[BEGIN Stored data]

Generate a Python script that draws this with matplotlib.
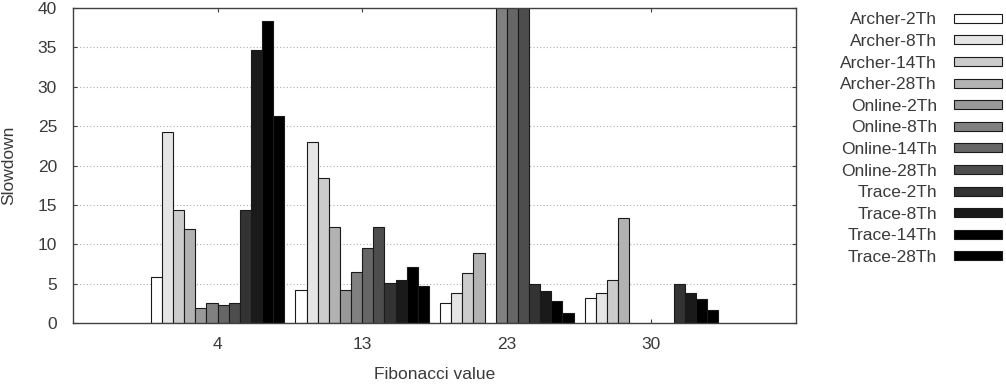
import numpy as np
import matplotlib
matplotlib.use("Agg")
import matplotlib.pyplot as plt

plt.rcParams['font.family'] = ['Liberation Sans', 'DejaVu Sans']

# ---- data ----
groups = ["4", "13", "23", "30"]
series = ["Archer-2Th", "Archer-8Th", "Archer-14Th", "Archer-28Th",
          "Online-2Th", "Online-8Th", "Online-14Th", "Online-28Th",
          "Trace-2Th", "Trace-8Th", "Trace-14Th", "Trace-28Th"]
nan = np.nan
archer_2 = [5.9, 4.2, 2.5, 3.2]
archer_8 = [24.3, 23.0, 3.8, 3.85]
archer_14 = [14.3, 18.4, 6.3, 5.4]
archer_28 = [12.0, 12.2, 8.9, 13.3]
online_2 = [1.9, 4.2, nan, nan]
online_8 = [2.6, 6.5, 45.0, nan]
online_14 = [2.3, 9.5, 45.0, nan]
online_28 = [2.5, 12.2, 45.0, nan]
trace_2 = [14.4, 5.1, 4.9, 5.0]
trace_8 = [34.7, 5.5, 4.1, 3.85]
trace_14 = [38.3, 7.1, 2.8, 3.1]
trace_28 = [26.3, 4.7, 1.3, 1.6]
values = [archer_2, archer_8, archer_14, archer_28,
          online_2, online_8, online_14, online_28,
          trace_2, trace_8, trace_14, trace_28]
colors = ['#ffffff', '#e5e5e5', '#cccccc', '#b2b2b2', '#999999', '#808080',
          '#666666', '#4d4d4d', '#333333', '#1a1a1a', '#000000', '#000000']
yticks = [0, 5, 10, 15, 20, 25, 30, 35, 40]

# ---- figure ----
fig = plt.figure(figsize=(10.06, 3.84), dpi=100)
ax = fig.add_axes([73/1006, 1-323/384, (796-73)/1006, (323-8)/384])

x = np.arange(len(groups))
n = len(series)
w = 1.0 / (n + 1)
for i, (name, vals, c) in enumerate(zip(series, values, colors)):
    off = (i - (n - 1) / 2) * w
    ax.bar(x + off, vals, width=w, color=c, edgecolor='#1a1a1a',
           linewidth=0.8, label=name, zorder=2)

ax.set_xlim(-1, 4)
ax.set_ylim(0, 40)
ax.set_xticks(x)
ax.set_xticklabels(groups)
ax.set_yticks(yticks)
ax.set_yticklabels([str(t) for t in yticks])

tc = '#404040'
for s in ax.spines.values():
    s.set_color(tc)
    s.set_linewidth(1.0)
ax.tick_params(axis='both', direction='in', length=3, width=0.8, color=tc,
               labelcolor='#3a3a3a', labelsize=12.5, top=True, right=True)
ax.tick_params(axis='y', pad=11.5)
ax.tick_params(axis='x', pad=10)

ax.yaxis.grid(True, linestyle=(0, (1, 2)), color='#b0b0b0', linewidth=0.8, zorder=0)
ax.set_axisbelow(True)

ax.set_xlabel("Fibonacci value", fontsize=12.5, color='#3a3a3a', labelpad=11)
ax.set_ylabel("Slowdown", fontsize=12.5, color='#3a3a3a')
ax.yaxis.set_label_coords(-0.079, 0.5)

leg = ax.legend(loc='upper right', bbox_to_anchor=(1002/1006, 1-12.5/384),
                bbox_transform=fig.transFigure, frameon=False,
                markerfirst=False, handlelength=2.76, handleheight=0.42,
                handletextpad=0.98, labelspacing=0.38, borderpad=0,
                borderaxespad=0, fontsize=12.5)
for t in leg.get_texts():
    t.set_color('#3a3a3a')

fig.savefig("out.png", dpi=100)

[END Stored data]

- [Exercise objective] Only the lines from the top of the data through the line with "plt.rcParams['font.family'] = ['Liberation" should be quoted, exactly and with both ends kept; skip the pictures.

- [Solution to this task]
Generate a Python script that draws this with matplotlib.
import numpy as np
import matplotlib
matplotlib.use("Agg")
import matplotlib.pyplot as plt

plt.rcParams['font.family'] = ['Liberation Sans', 'DejaVu Sans']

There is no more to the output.